Introduction of SFDR: What it means

Hari Bhambra Global Head of Compliance Solutions at Apex Group says the implementation of the SFDR represents a game-changing piece of regulation.

However, whilst many have been racing to prepare, today marks the start of the ESG disclosure journey for financial services, not the finish line. Now is not the time for managers to take their foot off the accelerator pedal.

Beyond the immediate compliance obligation that today signifies, the SFDR is only the beginning of ESG regulation for global financial services, a sector which transcends jurisdictional boundaries, and we anticipate the imminent introduction of regulations in various markets which implement equivalency to the SFDR. Non-EU managers should see the current time as an opportunity to get ahead of the game and to ensure they can collect and analyse relevant ESG data, before the inevitable introduction of new regulation in their domestic markets.

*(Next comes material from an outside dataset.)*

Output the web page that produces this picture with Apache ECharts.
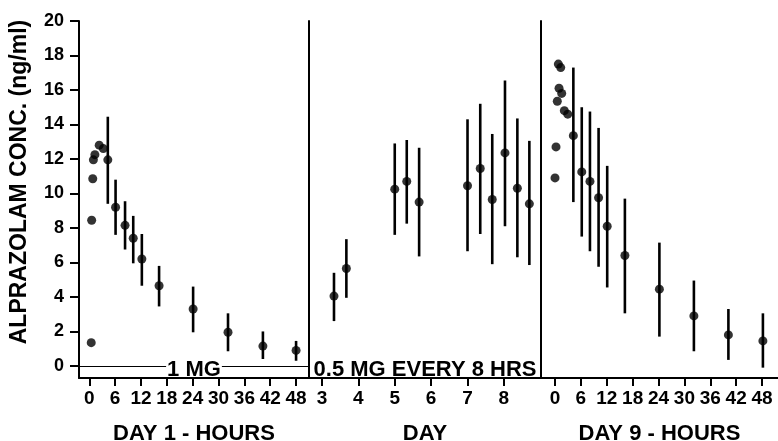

We remain concerned that managers have been so focussed on rushing to meet the deadline that they have been short-sighted and have not put in place sustainable processes and systems with the capability to respond to future evolution or expansion of mandatory ESG disclosures. The requirements on those in scope are going to increase as ESG legislation develops – to prevent being unprepared as reporting requirements evolve, they should put in place systems as soon as possible, which collect data currently seen as optional, as well as the information needed to monitor and track ESG performance over time.

ESG is not just an inconvenient addition to the regulatory burden. Compliance, whether mandatory or voluntary should be seen as a business enabler and going forwards, proactively integrating these risks into internal operations and disclosures delivers commercial advantage to many funds, that may be the difference between gaining capital investment or losing it.”